This week marked the second time in less than a year that parents on the sharply segregated Upper West Side gathered in droves to protest a rezoning plan with the potential to make their schools more diverse.
This round, it was parents from P.S. 452 opposing a plan to move their school into a building 16 blocks south, where it would have more space and a new zone that could potentially include more low-income families. The school’s population is 74 percent white and Asian and 9 percent low-income, in a district that is 43 percent white and Asian and 48 percent poor.
At two meetings where the plan was discussed this week, parents wearing “Do Not Move P.S. 452” buttons explained that they had bought homes in the costly neighborhood around 77th Street to be near the high-performing school. While many said that segregation was a serious problem in the district, they found it unfair that their school should have to shoulder the burden of integration.
“Why do we have to fix that issue for the whole district?” one woman asked.
The backlash, which echoed the opposition to a different rezoning plan in the Upper West Side’s District 3 last fall, demonstrated again the conundrum facing the de Blasio administration around school integration.
The mayor has expressed support for school diversity, but he also has said the city must respect parents’ real-estate investments (a statement that at least one P.S. 452 parent repeated this week), while Chancellor Carmen Fariña has warned against forcing integration “down people’s throats.”
To city education officials, the rezoning battles reinforce a belief that they must move slowly and carefully to promote integration, letting individual schools lead the way.
But advocates question that logic. They say that some parents will always resist desegregation plans that limit their access to sought-after schools, so the city should power through the opposition and get behind district-wide plans.
“These partial, short-term solutions don’t really address the enduring problems of overcrowding, inequity, and segregation,” said Ujju Aggarwal, a member of the District 3 Task Force for Equity in Education, a small group of parents and educators pushing for an enrollment system designed to promote integration. “I think we do need strong leadership from the city.”
The city’s proposal would move P.S. 452 from the building it shares with two other schools to one on 61st Street now occupied by P.S. 191. That school would shift one block west into a building currently under construction.
The move could draw more low-income families into P.S. 452 since its new zone would likely include a nearby public-housing project. While the city has not openly called the move an integration plan, officials said they considered school diversity when crafting it.
Several P.S. 452 teachers and a handful of parents said they welcomed the move. Not only would it give the school its own gym and library, but it would also allow it to serve a broader cross-section of the community.
“The one thing I’m missing in my kids’ current education,” said P.S. 452 parent Beate Sissenich, “is a mixed-income constituency.”

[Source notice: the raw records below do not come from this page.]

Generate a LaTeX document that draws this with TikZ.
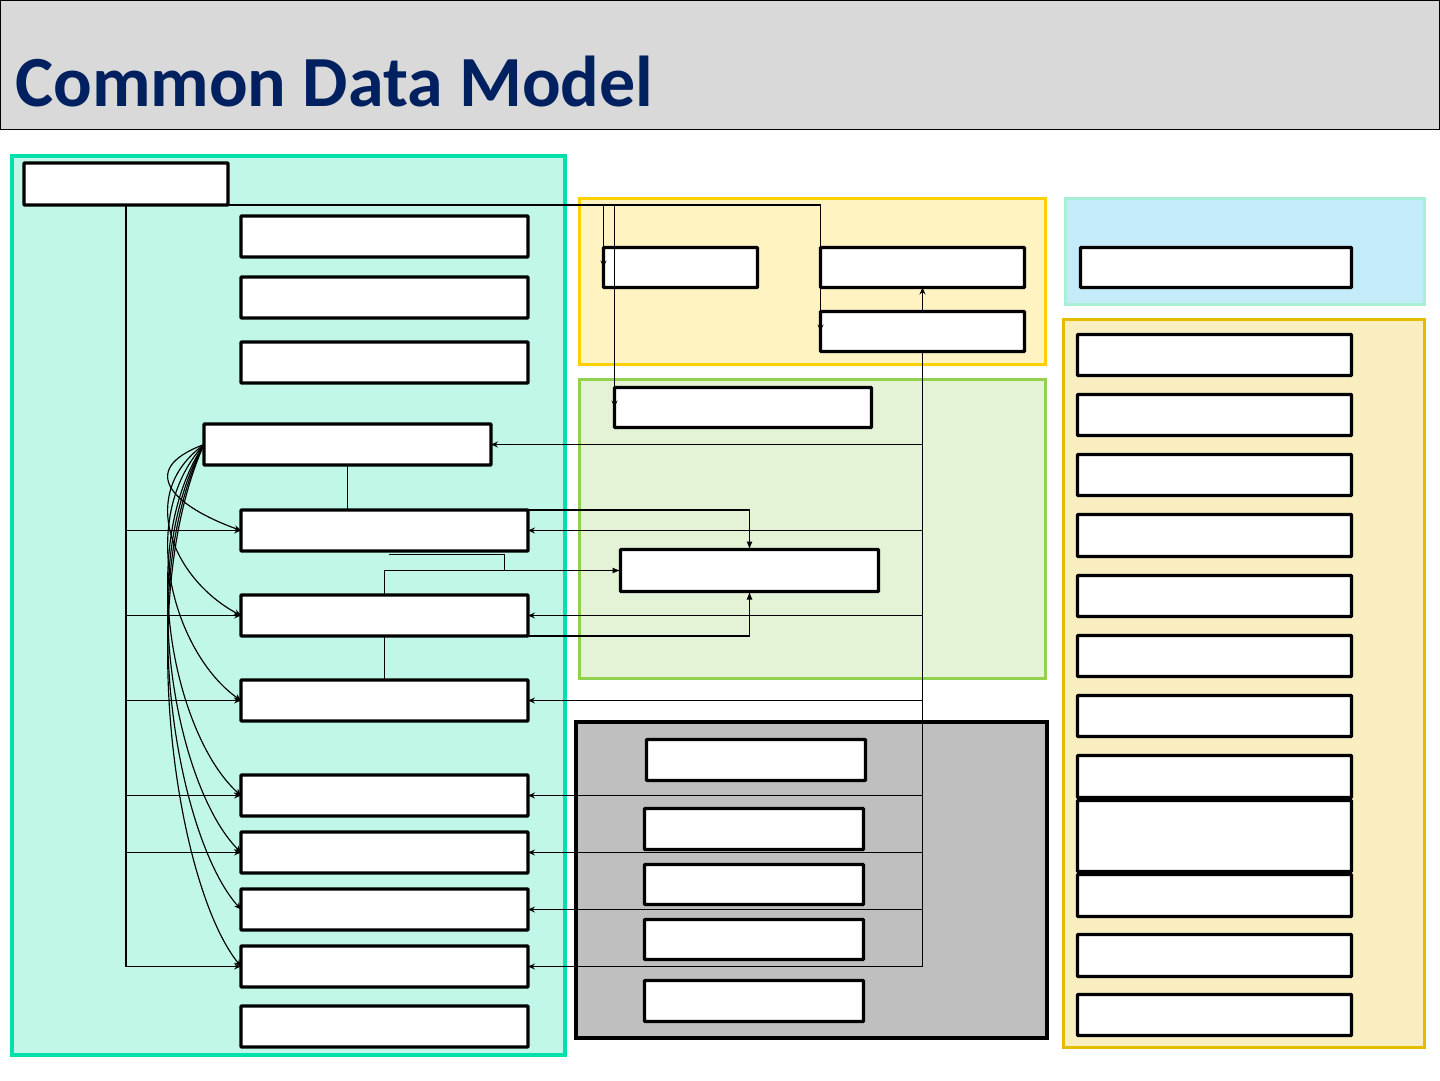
\documentclass[tikz,border=0pt]{standalone}
\usepackage{fontspec}
\newfontfamily\ttlfont{Carlito}
\usetikzlibrary{arrows.meta,calc}
\definecolor{titleblue}{HTML}{002060}
\definecolor{titlebg}{HTML}{D9D9D9}
\definecolor{tealfill}{HTML}{C0F7E8}
\definecolor{tealline}{HTML}{00E0AA}
\definecolor{yelfill}{HTML}{FFF3C2}
\definecolor{yelline}{HTML}{FFD000}
\definecolor{grnfill}{HTML}{E4F2D6}
\definecolor{grnline}{HTML}{92D050}
\definecolor{gryfill}{HTML}{BFBFBF}
\definecolor{blufill}{HTML}{C3EBF9}
\definecolor{bluline}{HTML}{A8F0D4}
\definecolor{orgfill}{HTML}{F8EEC0}
\definecolor{orgline}{HTML}{E6BC00}
\newcommand{\bnode}[5]{\node[box,minimum width=#4pt,minimum height=#5pt] (#1) at (#2,#3) {};}
\begin{document}
\begin{tikzpicture}[x=1pt,y=-1pt,
  box/.style={draw=black,fill=white,line width=3.4pt,inner sep=0pt,outer sep=0pt,anchor=north west,rounded corners=0.8pt},
  conn/.style={line width=1.15pt,black},
  barb/.style={conn,-{Stealth[length=7pt,width=6pt,inset=2.5pt]}},
  tri/.style={conn,-{Latex[length=8pt,width=6pt]}}]
\useasboundingbox (0,0) rectangle (1440,1080);
% title bar
\draw[fill=titlebg,draw=black,line width=1pt] (0.5,0.5) rectangle (1439.5,129.5);
\node[anchor=base west,inner sep=0pt,text=titleblue,font={\ttlfont\bfseries\fontsize{72}{80}\selectfont}] (title) at (15,106) {Common Data Model};
% groups
\draw[fill=tealfill,draw=tealline,line width=4pt] (12,155.5) rectangle (564.5,1054.5);
\draw[fill=yelfill,draw=yelline,line width=3.5pt] (579.5,198.5) rectangle (1045.5,364.5);
\draw[fill=grnfill,draw=grnline,line width=3.5pt] (579.5,379.5) rectangle (1045.5,678.5);
\draw[fill=gryfill,draw=black,line width=3.5pt] (576,722) rectangle (1047,1038);
\draw[fill=blufill,draw=bluline,line width=3.5pt] (1065.5,198.5) rectangle (1424.5,304.5);
\draw[fill=orgfill,draw=orgline,line width=3.5pt] (1063.5,319.5) rectangle (1424.5,1047.5);
% left column boxes
\bnode{A}{24}{163}{204}{42}
\bnode{B1}{241}{216}{287}{41}
\bnode{B2}{241}{277}{287}{41}
\bnode{B3}{241}{342}{287}{41}
\bnode{C}{204}{424}{287}{41}
\bnode{D1}{241}{510}{287}{41}
\bnode{D2}{241}{595}{287}{41}
\bnode{D3}{241}{680}{287}{41}
\bnode{E1}{241}{775}{287}{41}
\bnode{E2}{241}{832}{287}{41}
\bnode{E3}{241}{889}{287}{41}
\bnode{E4}{241}{946}{287}{41}
\bnode{E5}{241}{1006}{287}{41}
% yellow / green
\bnode{F1}{603.5}{247.5}{154}{40}
\bnode{F2}{820.5}{247.5}{204}{40}
\bnode{F3}{820.5}{311.5}{204}{40}
\bnode{G1}{614.5}{387.5}{257}{40}
\bnode{G2}{620.5}{549.5}{258}{42}
% gray
\bnode{K1}{646.5}{739.5}{219}{41}
\bnode{K2}{644.5}{808.5}{219}{41}
\bnode{K3}{644.5}{864.5}{219}{40}
\bnode{K4}{644.5}{919.5}{219}{40}
\bnode{K5}{644.5}{980.5}{219}{41}
% blue / orange
\bnode{H0}{1080.5}{247.5}{271}{40}
\bnode{R1}{1077.5}{334.5}{274}{41}
\bnode{R2}{1077.5}{394.5}{274}{41}
\bnode{R3}{1077.5}{454.5}{274}{41}
\bnode{R4}{1077.5}{514.5}{274}{42}
\bnode{R5}{1077.5}{575.5}{274}{41}
\bnode{R6}{1077.5}{635.5}{274}{41}
\bnode{R7}{1077.5}{695.5}{274}{41}
\bnode{R8}{1077.5}{755.5}{274}{42}
\bnode{R9}{1077.5}{800.5}{274}{71}
\bnode{R10}{1077.5}{874.5}{274}{42}
\bnode{R11}{1077.5}{934.5}{274}{42}
\bnode{R12}{1077.5}{994.5}{274}{41}
% connectors from A
\draw[barb] (A.south east) -| (F1.west);
\draw[barb] (A.south east) -| (G1.west);
\draw[barb] (A.south east) -| (F3.west);
\foreach \t in {D1,D2,D3,E1,E2,E4} {\draw[barb] (A.south) |- (\t.west);}
% connectors from F3
\draw[barb] (F3.north) -- (F2.south);
\foreach \t in {C,D1,D2,D3,E1,E2,E3,E4} {\draw[barb] (F3.south) |- (\t.east);}
% C to D1, D2 to D3
\draw[conn] (C.south) -- (C.south |- D1.north);
\draw[conn] (D2.south) -- (D3.north);
% into G2
\draw[tri] (D1.north east) -| (G2.north);
\draw[tri] (D2.south east) -| (G2.south);
\draw[tri] (D2.north) |- (G2.west);
\draw[conn] ($(D1.south)+(4,3.5)$) -| ($(G2.west)+(-116,0)$);
% curved connectors from C
\foreach \t/\d in {D1/87,D2/171,D3/256,E1/351,E2/408,E3/465,E4/522}
  {\draw[barb] (C.west) .. controls +(-70,{0.3*\d}) and +(-65,{-0.13*\d-12}) .. (\t.west);}
\end{tikzpicture}
\end{document}
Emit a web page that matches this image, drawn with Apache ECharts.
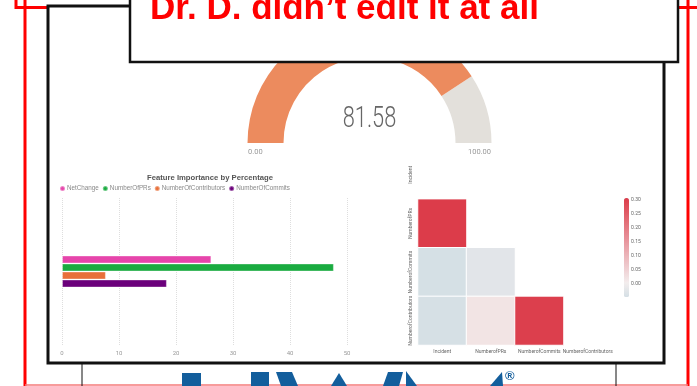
<!DOCTYPE html>
<html>
<head>
<meta charset="utf-8">
<script src="https://cdn.jsdelivr.net/npm/echarts@6/dist/echarts.min.js"></script>
<style>
  html, body { margin: 0; padding: 0; background: #fff; }
  #chart { width: 697px; height: 386px; }
</style>
</head>
<body>
<div id="chart"></div>
<script>
// Gauge: overall score
const gaugeValue = 81.58;
const gaugeMin = 0;
const gaugeMax = 100;

// Feature importance (percent)
const featureNames = ['NetChange', 'NumberOfPRs', 'NumberOfContributors', 'NumberOfCommits'];
const featureValues = [26.2, 47.7, 7.7, 18.4];
const featureColors = ['#e645ab', '#1aab40', '#e8703a', '#6b007b'];
const featureAxisMax = 50;

// Correlation heatmap (lower triangle only): [col, row, value]
const heatLabels = ['Incident', 'NumberofPRs', 'NumberofCommits', 'NumberofContributors'];
const corrCells = [
  [0, 1, 0.305],
  [0, 2, -0.044],
  [1, 2, -0.023],
  [0, 3, -0.043],
  [1, 3, 0.02],
  [2, 3, 0.30]
];
const corrMin = -0.046;
const corrMax = 0.305;
const colorbarTicks = [0, 0.05, 0.10, 0.15, 0.20, 0.25, 0.30];

const chart = echarts.init(document.getElementById('chart'), null, { renderer: 'canvas' });

const barSeries = featureNames.map((name, i) => ({
  name: name,
  type: 'bar',
  xAxisIndex: 0,
  yAxisIndex: 0,
  data: [featureValues[i]],
  barWidth: 8,
  barGap: '0%',
  itemStyle: { color: featureColors[i], borderColor: 'rgba(255,255,255,0.35)', borderWidth: 1 }
}));

const logoBlue = '#135e9c';
const frameZ = 100;

const option = {
  animation: false,
  backgroundColor: '#ffffff',
  textStyle: { fontFamily: 'Roboto, "Noto Sans", sans-serif' },
  title: {
    text: 'Feature Importance by Percentage',
    left: 205,
    top: 169,
    textAlign: 'center',
    textStyle: { fontSize: 7.7, fontWeight: 'bold', color: '#555', fontFamily: '"Liberation Sans", sans-serif' }
  },
  legend: {
    data: featureNames,
    left: 59,
    top: 185,
    icon: 'circle',
    itemWidth: 5,
    itemHeight: 5,
    itemGap: 3,
    padding: 0,
    textStyle: { fontSize: 6.3, color: '#888', padding: [0, 0, 0, -3], fontFamily: '"Liberation Sans", sans-serif' }
  },
  grid: [
    { left: 62, top: 198, width: 285, height: 147 },
    { left: 418, top: 150.5, width: 194, height: 194.5 },
    { left: 624, top: 198, width: 5, height: 99 }
  ],
  xAxis: [
    {
      gridIndex: 0, type: 'value', min: 0, max: featureAxisMax, interval: 10,
      axisLine: { show: false }, axisTick: { show: false },
      axisLabel: { fontSize: 6, color: '#999', margin: 5 },
      splitLine: { show: true, lineStyle: { type: 'dotted', color: '#dedede' } }
    },
    {
      gridIndex: 1, type: 'category', data: heatLabels,
      axisLine: { show: false }, axisTick: { show: false },
      axisLabel: { fontSize: 5, color: '#666', margin: 4, interval: 0 },
      splitLine: { show: false }
    },
    { gridIndex: 2, type: 'value', show: false }
  ],
  yAxis: [
    {
      gridIndex: 0, type: 'category', data: ['Importance'],
      axisLine: { show: false }, axisTick: { show: false }, axisLabel: { show: false }
    },
    {
      gridIndex: 1, type: 'category', data: heatLabels, inverse: true,
      axisLine: { show: false }, axisTick: { show: false },
      axisLabel: { fontSize: 5, color: '#666', margin: 5, rotate: 90, interval: 0 },
      splitLine: { show: false }
    },
    {
      gridIndex: 2, type: 'value', min: corrMin, max: corrMax, position: 'right',
      axisLine: { show: false },
      axisTick: { show: true, length: 2, lineStyle: { color: '#999', width: 0.6 }, customValues: colorbarTicks },
      axisLabel: { fontSize: 5, color: '#666', margin: 2, customValues: colorbarTicks, formatter: v => v.toFixed(2) },
      splitLine: { show: false }
    }
  ],
  visualMap: {
    type: 'continuous',
    seriesIndex: featureNames.length + 1,
    min: corrMin,
    max: corrMax,
    calculable: false,
    left: 624,
    top: 198,
    itemWidth: 5,
    itemHeight: 99,
    padding: 0,
    inRange: { color: ['#d4dfe5', '#f3eded', '#efcfd2', '#ebb2b7', '#e8949c', '#e47780', '#e05a65', '#dc3c4a'] }
  },
  series: [
    {
      type: 'gauge',
      center: [369.5, 143],
      radius: 122,
      startAngle: 180,
      endAngle: 0,
      min: gaugeMin,
      max: gaugeMax,
      pointer: { show: false },
      axisTick: { show: false },
      splitLine: { show: false },
      axisLabel: { show: false },
      title: { show: false },
      detail: { show: false },
      axisLine: {
        lineStyle: {
          width: 36,
          color: [[(gaugeValue - gaugeMin) / (gaugeMax - gaugeMin), '#ec8b5e'], [1, '#e3e0db']]
        }
      },
      data: [{ value: gaugeValue }]
    },
    ...barSeries,
    {
      type: 'heatmap',
      xAxisIndex: 1,
      yAxisIndex: 1,
      data: corrCells,
      itemStyle: { borderColor: '#ffffff', borderWidth: 1 }
    }
  ],
  graphic: [
    // gauge value and range labels
    {
      type: 'text', z: 10, x: 369.5, y: 120, scaleX: 0.75,
      style: { text: gaugeValue.toFixed(2), font: '300 29px Roboto', fill: '#666', align: 'center', verticalAlign: 'middle' }
    },
    {
      type: 'text', z: 10, x: 248, y: 152,
      style: { text: gaugeMin.toFixed(2), font: '7.5px Roboto', fill: '#999', align: 'left', verticalAlign: 'middle' }
    },
    {
      type: 'text', z: 10, x: 491, y: 152,
      style: { text: gaugeMax.toFixed(2), font: '7.5px Roboto', fill: '#999', align: 'right', verticalAlign: 'middle' }
    },
    // red outer frame
    { type: 'line', z: frameZ, shape: { x1: 25, y1: 0, x2: 25, y2: 386 }, style: { stroke: '#ff0000', lineWidth: 3 } },
    { type: 'line', z: frameZ, shape: { x1: 688, y1: 0, x2: 688, y2: 386 }, style: { stroke: '#ff0000', lineWidth: 3 } },
    { type: 'line', z: frameZ, shape: { x1: 25, y1: 385, x2: 688, y2: 385 }, style: { stroke: '#f47a7a', lineWidth: 1.5 } },
    { type: 'polyline', z: frameZ, shape: { points: [[16, 0], [16, 7.5], [47, 7.5]] }, style: { stroke: '#ff0000', lineWidth: 3, fill: null } },
    { type: 'line', z: frameZ, shape: { x1: 678, y1: 7.5, x2: 697, y2: 7.5 }, style: { stroke: '#ff0000', lineWidth: 3 } },
    // dashboard frame
    { type: 'rect', z: frameZ, shape: { x: 48, y: 6, width: 616, height: 357 }, style: { stroke: '#111', lineWidth: 3, fill: null } },
    { type: 'line', z: frameZ, shape: { x1: 82, y1: 364, x2: 82, y2: 386 }, style: { stroke: '#111', lineWidth: 1 } },
    { type: 'line', z: frameZ, shape: { x1: 616, y1: 364, x2: 616, y2: 386 }, style: { stroke: '#111', lineWidth: 1 } },
    // logo fragments
    { type: 'rect', z: frameZ, shape: { x: 182, y: 373, width: 19, height: 14 }, style: { fill: logoBlue } },
    { type: 'rect', z: frameZ, shape: { x: 251, y: 372, width: 18, height: 15 }, style: { fill: logoBlue } },
    { type: 'polygon', z: frameZ, shape: { points: [[276, 372], [292, 372], [298, 386], [281, 386]] }, style: { fill: logoBlue } },
    { type: 'polygon', z: frameZ, shape: { points: [[339, 373], [347, 386], [331, 386]] }, style: { fill: logoBlue } },
    { type: 'polygon', z: frameZ, shape: { points: [[388, 372], [403, 372], [399, 386], [383, 386]] }, style: { fill: logoBlue } },
    { type: 'polygon', z: frameZ, shape: { points: [[406, 371], [417, 386], [406, 386]] }, style: { fill: logoBlue } },
    { type: 'polygon', z: frameZ, shape: { points: [[502, 372], [503, 386], [490, 386]] }, style: { fill: logoBlue } },
    { type: 'text', z: frameZ, x: 505, y: 376, style: { text: '®', font: 'bold 13px "Liberation Sans"', fill: logoBlue, verticalAlign: 'middle' } },
    // callout box
    { type: 'rect', z: frameZ + 1, shape: { x: 130, y: -5, width: 548, height: 67 }, style: { stroke: '#111', lineWidth: 2.5, fill: '#ffffff' } },
    { type: 'text', z: frameZ + 2, x: 150, y: 9, style: { text: 'Dr. D. didn\u2019t edit it at all', font: 'bold 35px "Liberation Sans"', fill: '#ff0000', verticalAlign: 'middle' } }
  ]
};

chart.setOption(option);
</script>
</body>
</html>
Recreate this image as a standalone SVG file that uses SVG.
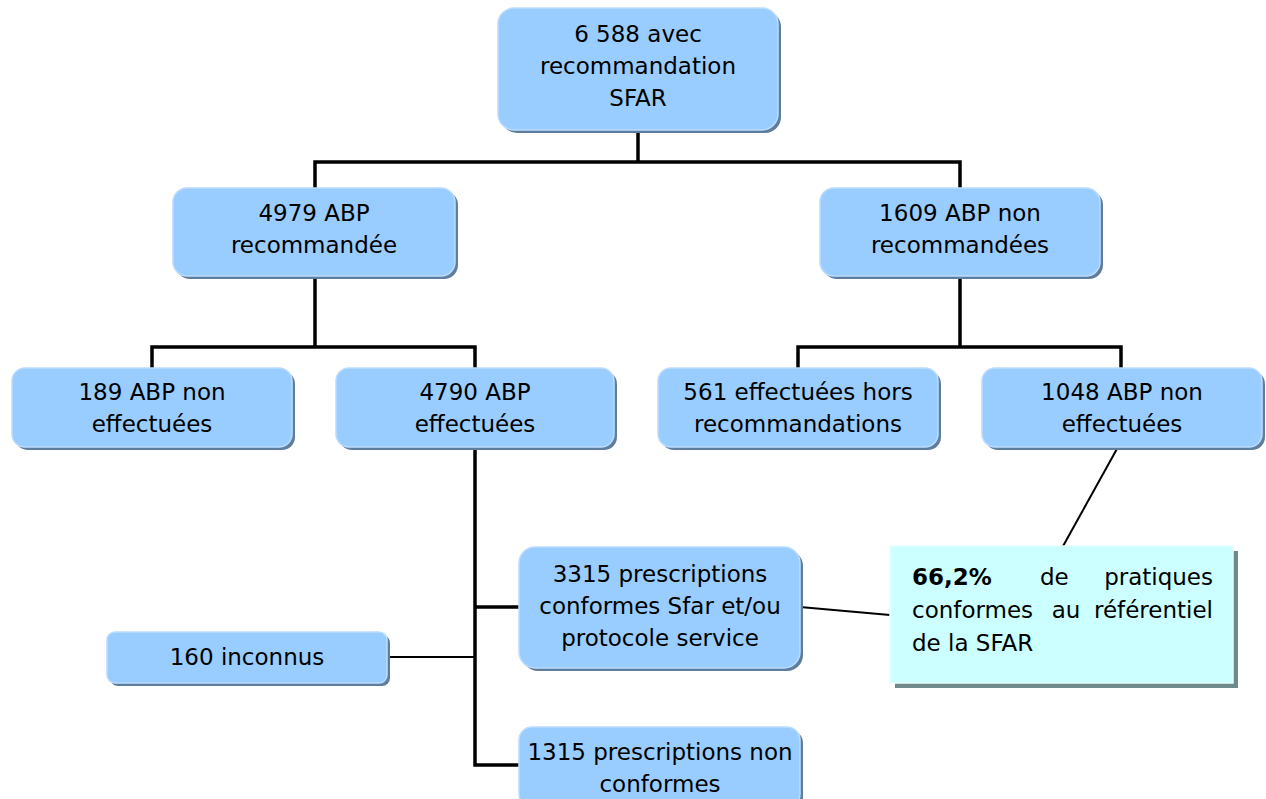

The plan for a multi-school move follows a more straightforward proposal last year to rezone P.S. 191 and its neighbor, P.S. 199, a hotly desired school with high test scores and mostly affluent students. The idea was to reduce severe overcrowding at 199 by shifting some families from its zone to 191’s, a high-poverty school with much lower scores.
But after P.S. 199 parents showed up en masse at hearings to oppose the plan, the city tabled it. Now, P.S. 452 parents appear to be following their playbook.
They signed up by the dozen to speak at this week’s meetings, where they explained how the move would lengthen their children’s commutes and rupture the tight-knit community they had cultivated. They also rejected any suggestion that they do not value diversity.
“Painting any opposition as classist or racist is as bad as it can get,” said Jason Jones, the former “The Daily Show with Jon Stewart” comedian, near the end of Monday’s nearly three-hour meeting.
The rezoning debates have largely overshadowed calls for a “controlled choice” enrollment system that would eliminate the district’s zones and fill each school with a mix of students from different backgrounds. The resistance to rezoning just one or two schools has convinced some officials that the district is not ready for a large-scale zoning change.
Meanwhile, the local superintendent has floated the idea of requiring every middle school to enroll at least 30 percent low-income students. Already, some parents are questioning whether that plan will lower their chances of nabbing a seat at the district’s most popular middle schools.
“We think that diversity is clearly an issue that needs to be addressed in the district,” P.S. 199 parent Liz Sutherland said at a meeting Wednesday. But she asked whether the plan would achieve that, and worried that the city would place her daughter in a school “that is not a good fit for my child.”
Education department spokeswoman Devora Kaye said the city will continue to work with District 3’s parents, schools, and education council to come up with a plan that meets the community’s needs. She added that several public meetings are scheduled in the district, “where we expect a range of views to be shared.”